▶ Set problem:
In the data below, locate the line containing "Output the component" and the line containing "import * as d3 from 'd3';", then retype both and everything between them exactly. Pictures are not part of the copy.
— Start The input —
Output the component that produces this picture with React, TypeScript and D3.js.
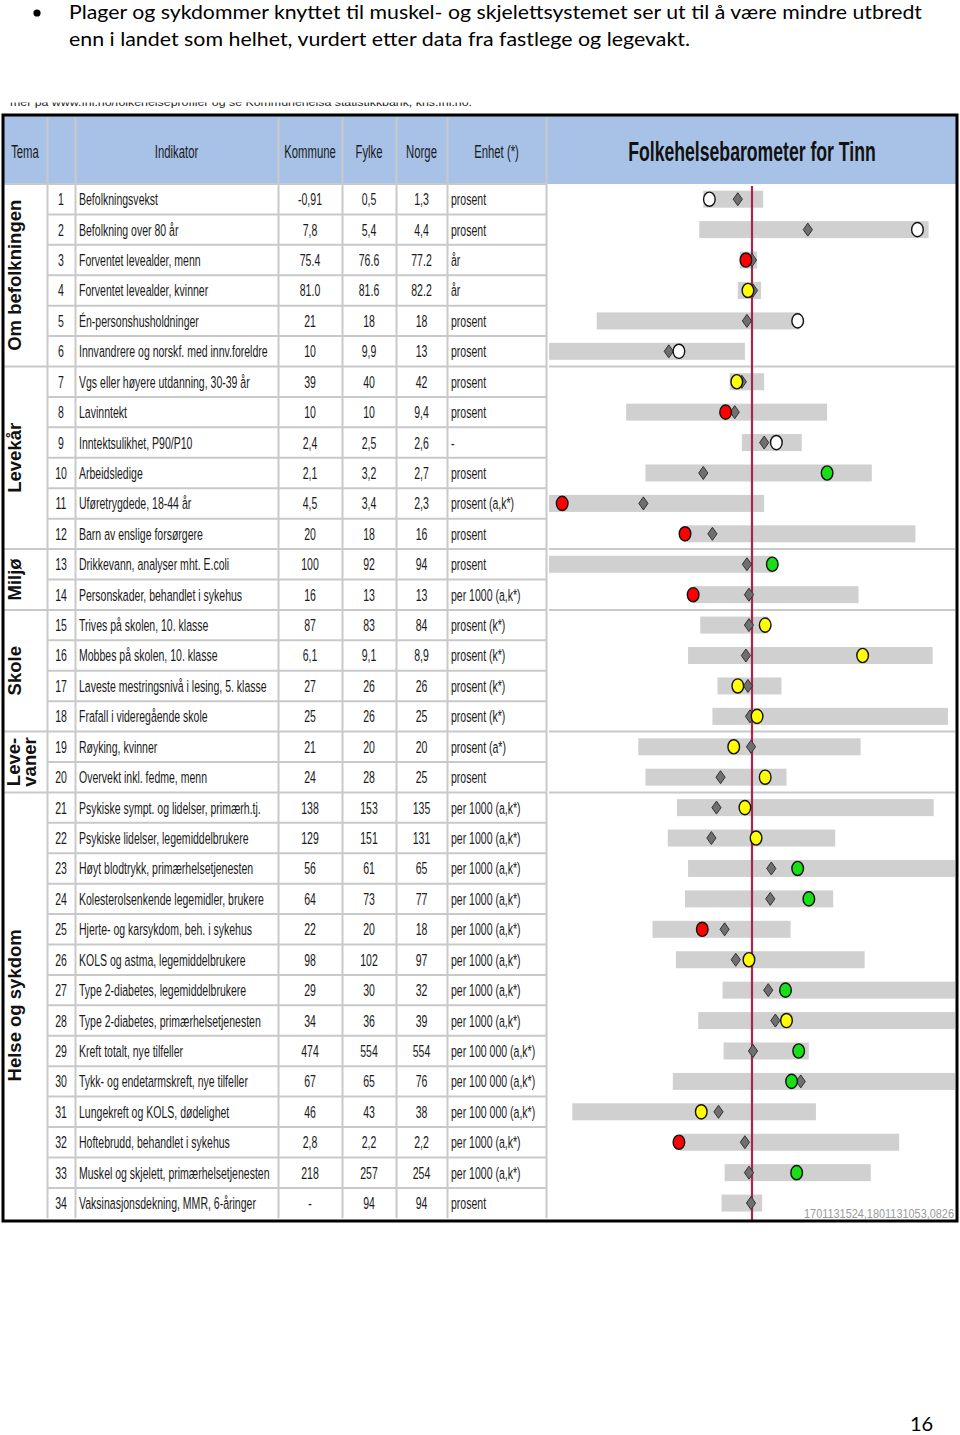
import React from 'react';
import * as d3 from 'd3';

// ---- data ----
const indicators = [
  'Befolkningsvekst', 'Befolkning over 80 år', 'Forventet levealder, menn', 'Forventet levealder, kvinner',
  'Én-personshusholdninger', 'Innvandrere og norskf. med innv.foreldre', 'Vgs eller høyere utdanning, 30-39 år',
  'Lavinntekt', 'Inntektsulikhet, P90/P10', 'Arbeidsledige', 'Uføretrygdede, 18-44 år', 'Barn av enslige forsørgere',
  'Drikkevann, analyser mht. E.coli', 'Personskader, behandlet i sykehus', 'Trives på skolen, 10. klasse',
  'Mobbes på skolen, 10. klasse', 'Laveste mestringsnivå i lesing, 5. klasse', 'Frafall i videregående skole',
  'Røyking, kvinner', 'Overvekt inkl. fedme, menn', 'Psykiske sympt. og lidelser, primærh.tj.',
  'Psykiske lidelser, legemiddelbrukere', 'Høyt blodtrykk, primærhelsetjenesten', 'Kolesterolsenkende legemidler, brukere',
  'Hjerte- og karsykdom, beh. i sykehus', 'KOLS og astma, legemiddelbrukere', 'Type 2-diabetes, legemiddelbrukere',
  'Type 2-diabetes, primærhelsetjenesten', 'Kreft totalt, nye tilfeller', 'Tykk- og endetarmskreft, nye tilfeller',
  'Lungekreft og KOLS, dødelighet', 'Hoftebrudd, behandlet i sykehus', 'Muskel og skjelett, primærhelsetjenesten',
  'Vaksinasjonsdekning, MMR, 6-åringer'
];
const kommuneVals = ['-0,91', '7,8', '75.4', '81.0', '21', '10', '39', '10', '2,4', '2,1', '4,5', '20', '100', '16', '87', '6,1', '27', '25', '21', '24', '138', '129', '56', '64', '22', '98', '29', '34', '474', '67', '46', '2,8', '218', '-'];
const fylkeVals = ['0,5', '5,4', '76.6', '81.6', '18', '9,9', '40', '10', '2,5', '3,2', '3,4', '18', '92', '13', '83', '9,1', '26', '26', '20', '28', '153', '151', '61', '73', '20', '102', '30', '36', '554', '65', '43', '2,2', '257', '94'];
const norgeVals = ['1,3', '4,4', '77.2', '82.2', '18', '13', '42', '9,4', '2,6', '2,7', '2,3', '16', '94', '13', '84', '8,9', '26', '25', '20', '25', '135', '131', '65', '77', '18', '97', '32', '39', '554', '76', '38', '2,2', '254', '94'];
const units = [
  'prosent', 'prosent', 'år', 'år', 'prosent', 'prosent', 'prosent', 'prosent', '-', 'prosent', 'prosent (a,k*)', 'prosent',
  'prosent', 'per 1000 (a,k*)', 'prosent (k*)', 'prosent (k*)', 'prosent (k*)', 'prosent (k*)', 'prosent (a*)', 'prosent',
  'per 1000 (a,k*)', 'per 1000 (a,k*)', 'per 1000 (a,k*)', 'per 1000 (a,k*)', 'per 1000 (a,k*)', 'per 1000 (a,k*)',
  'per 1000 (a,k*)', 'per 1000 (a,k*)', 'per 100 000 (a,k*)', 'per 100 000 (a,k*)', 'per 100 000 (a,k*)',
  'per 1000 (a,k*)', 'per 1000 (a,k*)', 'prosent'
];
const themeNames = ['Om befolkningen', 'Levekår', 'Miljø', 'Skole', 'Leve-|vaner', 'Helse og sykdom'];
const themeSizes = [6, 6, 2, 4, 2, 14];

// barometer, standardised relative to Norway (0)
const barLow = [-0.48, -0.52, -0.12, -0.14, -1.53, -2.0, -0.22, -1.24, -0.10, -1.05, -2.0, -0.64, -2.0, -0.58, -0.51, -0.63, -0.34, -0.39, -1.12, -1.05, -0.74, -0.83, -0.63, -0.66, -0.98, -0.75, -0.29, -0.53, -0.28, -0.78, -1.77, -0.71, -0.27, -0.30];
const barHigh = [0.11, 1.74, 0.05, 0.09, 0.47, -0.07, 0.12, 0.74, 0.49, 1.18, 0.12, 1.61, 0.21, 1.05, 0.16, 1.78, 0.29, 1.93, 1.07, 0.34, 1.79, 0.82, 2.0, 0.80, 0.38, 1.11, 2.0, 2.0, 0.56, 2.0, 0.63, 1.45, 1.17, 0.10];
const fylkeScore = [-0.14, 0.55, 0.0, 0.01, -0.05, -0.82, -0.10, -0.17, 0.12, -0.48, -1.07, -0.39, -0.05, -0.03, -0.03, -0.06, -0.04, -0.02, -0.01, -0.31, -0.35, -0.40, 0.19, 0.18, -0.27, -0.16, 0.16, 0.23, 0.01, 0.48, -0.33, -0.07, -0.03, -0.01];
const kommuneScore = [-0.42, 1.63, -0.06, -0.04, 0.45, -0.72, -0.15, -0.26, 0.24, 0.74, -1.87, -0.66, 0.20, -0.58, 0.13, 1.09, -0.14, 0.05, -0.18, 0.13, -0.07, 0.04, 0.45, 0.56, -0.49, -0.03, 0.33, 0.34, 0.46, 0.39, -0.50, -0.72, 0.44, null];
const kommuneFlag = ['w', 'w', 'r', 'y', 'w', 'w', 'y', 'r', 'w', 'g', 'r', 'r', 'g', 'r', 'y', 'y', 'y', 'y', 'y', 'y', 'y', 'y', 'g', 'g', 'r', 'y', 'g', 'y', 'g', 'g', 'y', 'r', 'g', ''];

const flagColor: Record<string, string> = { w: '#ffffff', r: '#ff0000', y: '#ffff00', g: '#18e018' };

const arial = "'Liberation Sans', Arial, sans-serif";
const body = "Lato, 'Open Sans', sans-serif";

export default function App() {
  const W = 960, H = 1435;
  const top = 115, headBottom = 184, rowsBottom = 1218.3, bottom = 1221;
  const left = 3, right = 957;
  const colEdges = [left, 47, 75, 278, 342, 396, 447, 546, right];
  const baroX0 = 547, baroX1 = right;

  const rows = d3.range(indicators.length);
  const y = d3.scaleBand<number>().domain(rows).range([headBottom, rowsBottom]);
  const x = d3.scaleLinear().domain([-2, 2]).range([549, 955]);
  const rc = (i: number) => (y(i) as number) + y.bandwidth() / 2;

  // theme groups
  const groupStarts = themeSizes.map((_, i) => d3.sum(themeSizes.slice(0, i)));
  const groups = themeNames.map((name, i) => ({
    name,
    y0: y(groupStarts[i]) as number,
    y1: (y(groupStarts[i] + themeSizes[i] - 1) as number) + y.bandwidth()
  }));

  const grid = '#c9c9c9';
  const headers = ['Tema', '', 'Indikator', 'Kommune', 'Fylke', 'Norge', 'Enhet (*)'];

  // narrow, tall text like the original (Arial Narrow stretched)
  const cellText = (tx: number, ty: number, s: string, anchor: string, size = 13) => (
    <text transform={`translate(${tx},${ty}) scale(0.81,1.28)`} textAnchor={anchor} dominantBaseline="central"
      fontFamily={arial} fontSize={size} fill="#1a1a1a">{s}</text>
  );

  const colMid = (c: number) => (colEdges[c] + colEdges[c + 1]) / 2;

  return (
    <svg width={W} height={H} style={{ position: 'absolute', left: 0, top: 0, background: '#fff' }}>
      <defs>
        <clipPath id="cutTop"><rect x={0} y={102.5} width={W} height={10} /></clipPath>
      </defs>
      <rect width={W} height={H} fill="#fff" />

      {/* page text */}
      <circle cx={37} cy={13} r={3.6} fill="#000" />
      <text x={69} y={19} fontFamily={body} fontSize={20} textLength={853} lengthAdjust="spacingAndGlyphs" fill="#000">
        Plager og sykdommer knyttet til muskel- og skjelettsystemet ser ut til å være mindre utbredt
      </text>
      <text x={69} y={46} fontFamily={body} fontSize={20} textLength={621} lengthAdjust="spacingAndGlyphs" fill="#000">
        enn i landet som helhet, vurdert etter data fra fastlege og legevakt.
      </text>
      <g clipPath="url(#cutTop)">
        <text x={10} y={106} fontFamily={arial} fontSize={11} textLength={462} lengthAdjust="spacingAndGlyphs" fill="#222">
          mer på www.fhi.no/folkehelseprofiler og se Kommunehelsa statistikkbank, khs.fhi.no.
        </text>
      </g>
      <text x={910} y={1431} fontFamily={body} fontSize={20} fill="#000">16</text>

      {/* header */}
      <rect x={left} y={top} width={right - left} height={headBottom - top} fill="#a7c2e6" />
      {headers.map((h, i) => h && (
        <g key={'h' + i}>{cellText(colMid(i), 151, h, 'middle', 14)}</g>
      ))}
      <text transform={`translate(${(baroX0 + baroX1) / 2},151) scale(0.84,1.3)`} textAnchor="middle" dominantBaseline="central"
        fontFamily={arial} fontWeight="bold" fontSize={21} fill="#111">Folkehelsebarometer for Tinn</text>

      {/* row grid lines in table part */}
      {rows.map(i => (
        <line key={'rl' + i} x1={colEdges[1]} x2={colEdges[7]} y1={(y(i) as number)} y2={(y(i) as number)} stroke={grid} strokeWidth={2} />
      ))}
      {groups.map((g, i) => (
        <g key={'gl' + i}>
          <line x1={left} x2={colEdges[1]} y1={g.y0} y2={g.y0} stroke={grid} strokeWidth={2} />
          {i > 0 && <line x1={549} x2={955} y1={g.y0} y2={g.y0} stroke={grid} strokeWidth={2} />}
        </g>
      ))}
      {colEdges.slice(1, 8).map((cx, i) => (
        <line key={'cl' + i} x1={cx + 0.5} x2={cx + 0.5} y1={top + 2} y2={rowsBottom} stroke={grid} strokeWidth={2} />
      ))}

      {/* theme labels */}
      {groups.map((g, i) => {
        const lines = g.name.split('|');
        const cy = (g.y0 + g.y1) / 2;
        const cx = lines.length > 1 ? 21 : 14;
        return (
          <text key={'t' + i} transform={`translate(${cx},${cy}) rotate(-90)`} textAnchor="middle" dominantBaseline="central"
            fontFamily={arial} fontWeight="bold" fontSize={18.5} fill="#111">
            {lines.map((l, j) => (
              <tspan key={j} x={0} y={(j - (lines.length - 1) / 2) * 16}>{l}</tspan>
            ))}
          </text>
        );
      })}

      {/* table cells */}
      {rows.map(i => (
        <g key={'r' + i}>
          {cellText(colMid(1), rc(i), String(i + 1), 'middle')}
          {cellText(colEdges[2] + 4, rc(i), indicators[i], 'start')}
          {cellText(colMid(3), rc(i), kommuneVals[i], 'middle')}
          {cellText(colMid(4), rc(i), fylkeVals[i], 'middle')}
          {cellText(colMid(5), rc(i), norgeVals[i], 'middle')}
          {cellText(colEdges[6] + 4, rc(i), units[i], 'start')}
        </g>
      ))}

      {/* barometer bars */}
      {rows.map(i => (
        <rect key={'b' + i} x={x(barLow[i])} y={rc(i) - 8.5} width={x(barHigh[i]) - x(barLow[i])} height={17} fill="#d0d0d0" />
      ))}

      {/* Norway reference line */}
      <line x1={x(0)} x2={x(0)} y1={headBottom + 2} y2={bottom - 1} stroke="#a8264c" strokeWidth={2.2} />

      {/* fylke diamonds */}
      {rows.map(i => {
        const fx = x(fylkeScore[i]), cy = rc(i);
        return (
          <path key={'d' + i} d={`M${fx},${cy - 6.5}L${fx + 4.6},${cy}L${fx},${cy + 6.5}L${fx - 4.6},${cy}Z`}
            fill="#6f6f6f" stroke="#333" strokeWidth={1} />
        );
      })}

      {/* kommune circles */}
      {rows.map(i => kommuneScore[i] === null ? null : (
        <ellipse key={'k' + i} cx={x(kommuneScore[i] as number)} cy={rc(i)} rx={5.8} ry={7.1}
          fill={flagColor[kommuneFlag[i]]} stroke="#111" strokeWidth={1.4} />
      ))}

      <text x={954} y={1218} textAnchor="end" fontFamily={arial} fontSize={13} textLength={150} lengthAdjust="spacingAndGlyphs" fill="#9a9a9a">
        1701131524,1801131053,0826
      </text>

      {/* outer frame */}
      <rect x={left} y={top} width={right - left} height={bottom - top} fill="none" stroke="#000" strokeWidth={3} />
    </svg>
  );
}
— End The input —
— Start The input —
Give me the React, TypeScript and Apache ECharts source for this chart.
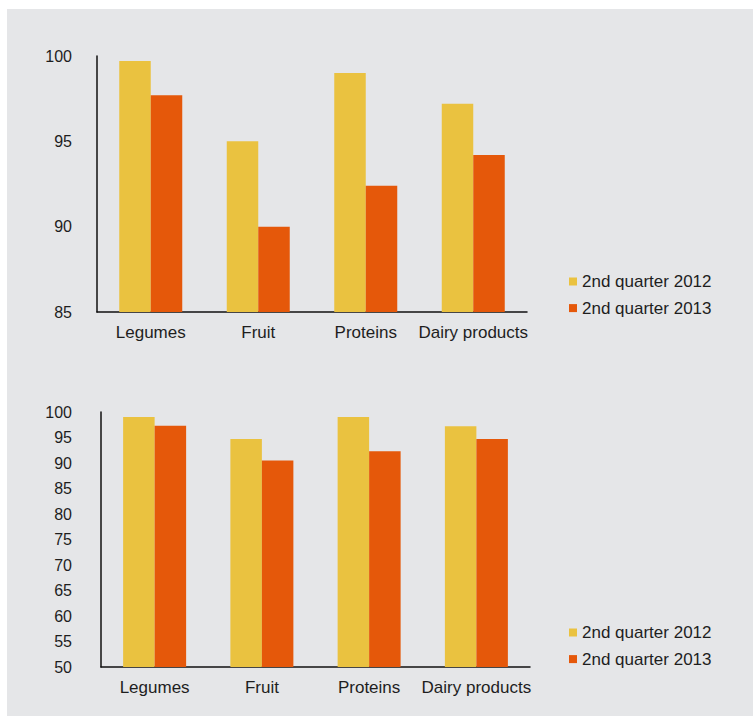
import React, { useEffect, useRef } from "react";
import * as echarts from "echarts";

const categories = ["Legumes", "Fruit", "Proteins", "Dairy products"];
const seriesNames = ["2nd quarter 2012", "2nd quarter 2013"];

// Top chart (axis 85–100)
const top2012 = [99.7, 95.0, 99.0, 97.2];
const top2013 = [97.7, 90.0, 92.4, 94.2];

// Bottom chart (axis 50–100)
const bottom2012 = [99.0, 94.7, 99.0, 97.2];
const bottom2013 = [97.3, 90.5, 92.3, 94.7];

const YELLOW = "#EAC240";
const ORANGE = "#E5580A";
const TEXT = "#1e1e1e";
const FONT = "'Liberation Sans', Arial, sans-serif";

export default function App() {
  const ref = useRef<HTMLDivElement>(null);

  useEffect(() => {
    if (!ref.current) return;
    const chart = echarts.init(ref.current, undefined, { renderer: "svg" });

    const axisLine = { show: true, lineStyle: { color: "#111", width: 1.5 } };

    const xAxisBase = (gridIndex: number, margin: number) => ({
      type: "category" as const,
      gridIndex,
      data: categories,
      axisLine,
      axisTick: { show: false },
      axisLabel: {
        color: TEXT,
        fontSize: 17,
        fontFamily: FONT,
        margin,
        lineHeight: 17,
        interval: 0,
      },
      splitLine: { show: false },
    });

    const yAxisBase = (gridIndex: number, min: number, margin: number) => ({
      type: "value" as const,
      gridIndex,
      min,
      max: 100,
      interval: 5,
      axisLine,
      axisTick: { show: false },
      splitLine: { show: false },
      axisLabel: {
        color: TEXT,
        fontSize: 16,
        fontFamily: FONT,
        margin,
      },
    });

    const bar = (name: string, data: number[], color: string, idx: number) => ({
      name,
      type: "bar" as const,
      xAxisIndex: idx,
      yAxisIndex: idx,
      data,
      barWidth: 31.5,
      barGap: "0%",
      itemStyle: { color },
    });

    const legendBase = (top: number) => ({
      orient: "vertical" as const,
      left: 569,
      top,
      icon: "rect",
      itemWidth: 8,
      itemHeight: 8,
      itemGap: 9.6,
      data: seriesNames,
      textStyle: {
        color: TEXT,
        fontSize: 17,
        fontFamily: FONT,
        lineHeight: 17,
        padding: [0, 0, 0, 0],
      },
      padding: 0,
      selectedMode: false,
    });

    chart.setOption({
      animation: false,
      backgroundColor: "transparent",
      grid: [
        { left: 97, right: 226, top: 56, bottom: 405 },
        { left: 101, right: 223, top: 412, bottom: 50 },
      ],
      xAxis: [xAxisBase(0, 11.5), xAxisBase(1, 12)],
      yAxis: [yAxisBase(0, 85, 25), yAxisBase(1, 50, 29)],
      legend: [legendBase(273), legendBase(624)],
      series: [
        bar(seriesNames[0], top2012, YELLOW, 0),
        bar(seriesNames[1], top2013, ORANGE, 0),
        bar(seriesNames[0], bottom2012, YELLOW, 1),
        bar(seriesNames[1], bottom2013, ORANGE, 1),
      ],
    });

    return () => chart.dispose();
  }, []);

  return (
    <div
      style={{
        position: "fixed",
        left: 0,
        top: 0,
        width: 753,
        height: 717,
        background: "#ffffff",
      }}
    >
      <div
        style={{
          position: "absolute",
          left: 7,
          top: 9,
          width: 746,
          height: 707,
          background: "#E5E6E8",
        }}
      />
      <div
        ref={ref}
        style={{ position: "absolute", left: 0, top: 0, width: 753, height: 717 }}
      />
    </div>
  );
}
— End The input —
▶ Complete answer:
Output the component that produces this picture with React, TypeScript and D3.js.
import React from 'react';
import * as d3 from 'd3';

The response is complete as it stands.